А как насчет реальности? — спросите вы. Для меня реальность пусть катится, как колобок, ко всем чертям. Меня она никогда особенно не волновала, по крайней мере в литературном творчестве. Я считаю, что миф и воображение — почти синонимы, а убеждение — источник того и другого. Убеждение в чем? По правде говоря, это роли не играет. Хоть один бог, хоть сто. Или монетка, которая может пустить поезд под откос. Эти мои убеждения не имеют ничего общего с верой: давайте сразу твердо определимся. Меня воспитывали в методистской вере, и, исходя из фундаменталистских воззрений моего детства, такое утверждение в лучшем случае дерзко, а в худшем — откровенное богохульство. Я верил во все удивительное, потому что создан был верить в удивительное. Другие занимаются бегом, потому что созданы быстро бегать, или играют в баскетбол, потому что бог наградил их двухметровым ростом, или решают на доске длиннющие, запутанные уравнения, потому что созданы так, что знают, как расставлять числа, чтобы они согласовывались друг с другом. Но тут-то вклинивается вера, и, думаю, это связано с тем, что ты снова и снова возвращаешься к одному и тому же, хотя в глубине души убежден, что лучше, чем уже сделал, не получится, а если продолжать в том же духе, то можно только скатиться вниз. Когда подносишь ко рту первый глоток, тебе еще нечего терять, но делая это во второй раз (и третий… и четвертый… и тридцать четвертый), рискуешь проиграть, впасть в депрессию, а в случае сочинителя рассказов, ограниченного строгими рамками жанра, — в самопародию. Но мы продолжаем давить, большинство из нас, а это все труднее и труднее. Я ни за что не поверил бы в это двадцать лет назад или даже десять, но это так. Становится все труднее.
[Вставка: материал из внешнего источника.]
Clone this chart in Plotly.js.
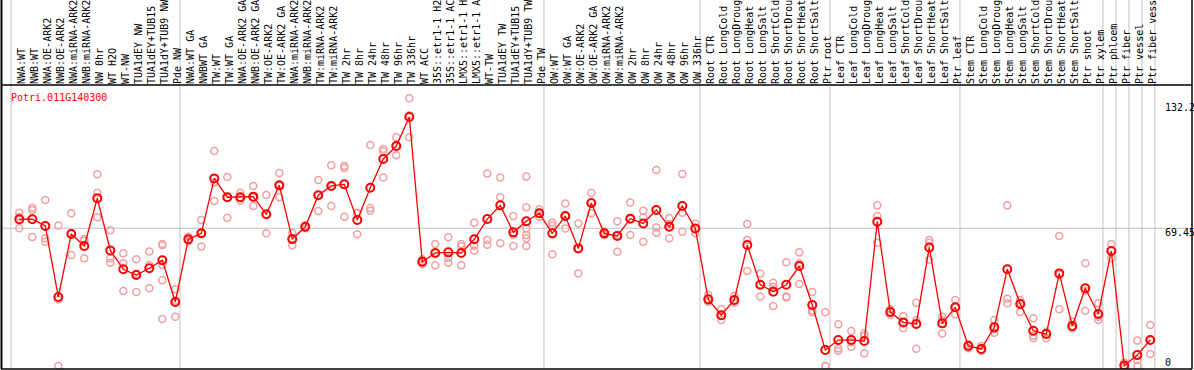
<!DOCTYPE html>
<html><head><meta charset="utf-8">
<script src="https://cdn.plot.ly/plotly-3.0.1.min.js"></script>
<style>html,body{margin:0;padding:0;background:#fff}#chart{width:1194px;height:370px}</style>
</head><body><div id="chart"></div>
<script>
const geneId = "Potri.011G140300";

const categories = [
  "NWA:WT","NWB:WT","NWA:OE-ARK2","NWB:OE-ARK2","NWA:miRNA-ARK2","NWB:miRNA-ARK2","NW 0hr","WT H2O","WT-NW","TUA1dEY NW","TUA1dEY+TUB15","TUA1dY+TUB9 NW","Pde NW",
  "NWA:WT GA","NWBWT GA","TW:WT","TW:WT GA","NWA:OE-ARK2 GA","NWB:OE-ARK2 GA","TW:OE-ARK2","TW:OE-ARK2 GA","NWA:miRNA-ARK2 GA","NWB:miRNA-ARK2 GA","TW:miRNA-ARK2","TW:miRNA-ARK2 GA",
  "TW 2hr","TW 8hr","TW 24hr","TW 48hr","TW 96hr","TW 336hr","WT ACC","35S::etr1-1 H2O","35S::etr1-1 ACC","LMX5::etr1-1 H2O","LMX5::etr1-1 ACC","WT-TW","TUA1dEY TW","TUA1dEY+TUB15","TUA1dY+TUB9 TW","Pde TW",
  "OW:WT","OW:WT GA","OW:OE-ARK2","OW:OE-ARK2 GA","OW:miRNA-ARK2","OW:miRNA-ARK2 GA","OW 2hr","OW 8hr","OW 24hr","OW 48hr","OW 96hr","OW 336hr",
  "Root CTR","Root LongCold","Root LongDrought","Root LongHeat","Root LongSalt","Root ShortCold","Root ShortDrought","Root ShortHeat","Root ShortSalt","Ptr root",
  "Leaf CTR","Leaf LongCold","Leaf LongDrought","Leaf LongHeat","Leaf LongSalt","Leaf ShortCold","Leaf ShortDrought","Leaf ShortHeat","Leaf ShortSalt","Ptr leaf",
  "Stem CTR","Stem LongCold","Stem LongDrought","Stem LongHeat","Stem LongSalt","Stem ShortCold","Stem ShortDrought","Stem ShortHeat","Stem ShortSalt","Ptr shoot","Ptr xylem",
  "Ptr phloem","Ptr fiber","Ptr vessel","Ptr fiber vessel"
];

const means = [
  74.0,74.0,70.6,34.8,66.6,60.5,84.6,58.3,48.8,45.9,49.3,53.3,32.3,
  63.9,66.9,94.6,85.1,85.1,85.4,76.5,91.1,64.0,70.2,86.1,90.8,
  91.6,73.6,89.9,104.4,110.9,125.6,52.6,57.0,57.3,57.0,63.9,74.1,81.0,67.4,73.0,77.0,
  66.9,75.6,59.3,82.2,66.9,65.6,74.3,71.9,78.7,70.2,80.7,69.4,
  33.6,25.6,33.3,61.0,41.0,37.5,41.0,50.4,30.8,8.1,
  13.1,13.1,12.6,72.8,27.2,22.0,21.2,59.8,21.5,29.6,
  10.1,8.6,19.5,48.8,31.3,17.8,16.1,46.7,20.2,39.2,26.2,
  58.0,0.2,5.5,13.1
];

const replicates = [
  [77.3,75.2,69.5],[79.8,78.7,65.1],[83.7,64.4,62.7],[70.9,33.5,0],[77.0,66.8,56.0],[63.2,64.0,54.3],
  [96.7,87.4,75.0],[68.4,54.3,52.1],[56.8,51.8,37.8],[53.8,46.5,37.3],[57.8,50.9,39.2],[61.5,60.9,50.9,43.2,23.7],[38.7,33.0,24.9],
  [65.2,63.6,62.9],[73.6,66.9,60.2],[108.4,92.6,83.2],[95.3,85.1,74.8],[87.4,85.0,83.4],[90.8,85.0,80.7],
  [86.2,76.5,66.9],[97.3,91.0,85.1],[67.1,64.0,60.9],[70.9,70.2,69.5],[93.8,86.2,78.2],[101.2,90.7,80.7],
  [100.9,99.8,75.3],[77.3,77.0,66.4],[111.4,79.7,78.3],[109.4,108.3,95.1],[115.3,110.9,106.3],[135.0,126.5,115.3],
  [53.8,52.6,51.4],[61.5,57.0,50.8],[64.9,54.6,52.1],[61.5,60.2,50.8],[72.3,60.7,58.1],[97.1,63.5,61.2],
  [95.1,85.1,61.9],[75.6,66.1,60.5],[95.5,80.0,69.4,66.1,64.4,60.5],[79.0,77.0,75.3],
  [72.3,70.9,56.3],[82.0,75.5,69.4],[71.9,59.3,46.7],[87.2,82.3,77.0],[67.7,66.9,66.1],[73.0,66.0,57.6],
  [82.4,74.3,66.1],[78.3,75.0,62.7],[98.8,69.9,67.2],[74.6,71.5,64.4],[96.8,77.3,67.7],[71.9,69.4,67.0],
  [35.8,32.6,32.4],[28.6,25.2,23.2],[35.3,33.0,31.9],[71.6,63.5,47.9],[46.7,41.0,35.1],[42.0,40.0,30.3],
  [52.3,35.1,34.6],[57.3,51.8,41.4],[37.3,28.0,27.1],[27.1,0,0],
  [21.0,8.9,7.7],[17.6,12.0,9.7],[16.4,15.1,6.4],[81.0,75.6,62.2],[28.6,27.2,25.8],[25.2,22.0,19.0],
  [31.9,23.2,8.7],[63.5,62.2,53.7],[24.9,23.2,16.4],[33.3,29.6,26.0],
  [11.1,10.2,8.9],[10.1,8.0,7.7],[23.2,18.5,16.8],[81.0,33.9,31.6],[33.3,31.9,27.2],[24.1,15.3,14.0],
  [17.3,16.8,14.0],[65.6,46.0,28.6],[22.3,19.3,19.0],[51.8,38.0,27.9],[31.6,24.9,23.2],
  [61.5,58.2,54.3],[1.7,0,0],[12.8,3.0,0],[20.7,13.0,6.1]
];

const yTickVals = [0, 69.45, 132.2];
const yTickText = ["0", "69.45", "132.2"];

// group separators (between category positions)
const groupBoundaries = [-0.64, 12.36, 40.36, 52.36, 62.36, 72.36, 83.36, 84.36, 85.36, 86.36, 87.36];

const idx = categories.map((_, i) => i);
const repX = [], repY = [];
replicates.forEach((arr, i) => arr.forEach(v => { repX.push(i); repY.push(v); }));

const mono = "DejaVu Sans Mono, Liberation Mono, monospace";

const traces = [
  {
    x: repX, y: repY, type: "scatter", mode: "markers",
    marker: {symbol: "circle-open", size: 7, color: "#f0a0a0", line: {width: 1.5, color: "#f0a0a0"}},
    hoverinfo: "skip", showlegend: false, cliponaxis: true
  },
  {
    x: idx, y: means, type: "scatter", mode: "lines+markers",
    line: {color: "#ff0000", width: 1.3},
    marker: {symbol: "circle-open", size: 8, color: "#ff0000", line: {width: 2, color: "#ff0000"}},
    showlegend: false, cliponaxis: true
  }
];

const shapes = [];
groupBoundaries.forEach(b => shapes.push({
  type: "line", xref: "x", yref: "paper", x0: b, x1: b, y0: 0, y1: 1.32,
  line: {color: "#c4c4c4", width: 1}, layer: "below"
}));
shapes.push({type: "line", xref: "paper", yref: "y", x0: 0, x1: 1, y0: yTickVals[1], y1: yTickVals[1],
  line: {color: "#c4c4c4", width: 1}, layer: "below"});
// frame
shapes.push({type: "line", xref: "paper", yref: "paper", x0: 0.0004, x1: 0.0004, y0: 0, y1: 1.32, line: {color: "#000", width: 2}});
shapes.push({type: "line", xref: "paper", yref: "paper", x0: 0, x1: 1, y0: 1, y1: 1, line: {color: "#000", width: 1.5}});
shapes.push({type: "line", xref: "paper", yref: "paper", x0: 0, x1: 1, y0: 0, y1: 0, line: {color: "#000", width: 1.5}});
shapes.push({type: "line", xref: "paper", yref: "paper", x0: 1, x1: 1, y0: 0, y1: 1.32, line: {color: "#000", width: 1.5}});

const annotations = [{
  text: geneId, xref: "paper", yref: "paper", x: 0.0067, y: 0.9577, xanchor: "left", yanchor: "middle",
  showarrow: false, font: {family: mono, size: 10, color: "#ff0000"}
}];
yTickVals.forEach((v, i) => annotations.push({
  text: yTickText[i], xref: "paper", yref: "y", x: 0.9757, y: v, xanchor: "left", yanchor: "middle",
  yshift: v === 0 ? 4 : -4, showarrow: false, font: {family: mono, size: 10, color: "#000"}
}));

const layout = {
  width: 1194, height: 370,
  margin: {l: 1, r: 2, t: 85, b: 1, pad: 0},
  paper_bgcolor: "#fff", plot_bgcolor: "#fff",
  showlegend: false,
  xaxis: {
    range: [-1.408, 90.21], side: "top", tickmode: "array", tickvals: idx, ticktext: categories,
    tickangle: -90, ticks: "", ticklabelshift: 2, showgrid: false, zeroline: false, showline: false, automargin: false,
    tickfont: {family: mono, size: 10, color: "#000"}
  },
  yaxis: {
    range: [-1.51, 141.7], showticklabels: false, ticks: "", showgrid: false, zeroline: false, showline: false, automargin: false
  },
  shapes: shapes, annotations: annotations
};

Plotly.newPlot("chart", traces, layout, {displayModeBar: false, staticPlot: true});
</script></body></html>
И мне иногда кажется, что мой старенький текстовой процессор «Уонг» уже лет пять как перестал работать на электричестве: начиная с «Темной половины», он питается исключительно моей верой. А что здесь плохого: как бы там ни было, слова-то на экране появляются, правда ведь? Замысел каждого рассказа в этой книге возникал в момент убеждения, а писались они в припадке веры, радости и оптимизма. Однако все светлые чувства имеют своих мрачных близнецов, и страх провала — далеко не самый худший из них. Самое же худшее — по крайней мере для меня — это грызущая исподтишка мыслишка, что я давно уже сказал все, что должен был сказать, и теперь только прислушиваюсь к собственной нудной болтовне, потому что страшусь тишины, которая наступит, как только я замолчу. Прилив веры, необходимой, чтобы сочинить рассказ, в последние несколько лет становится все большей редкостью: все хотят писать романы, причем не меньше чем на четыре тысячи страниц каждый.

Это явление отмечается многими критиками — как правило, с тревогой. В рецензиях на все мои длинные романы — от «Остановки» до «Необходимых вещей» — меня честили за их избыточный объем.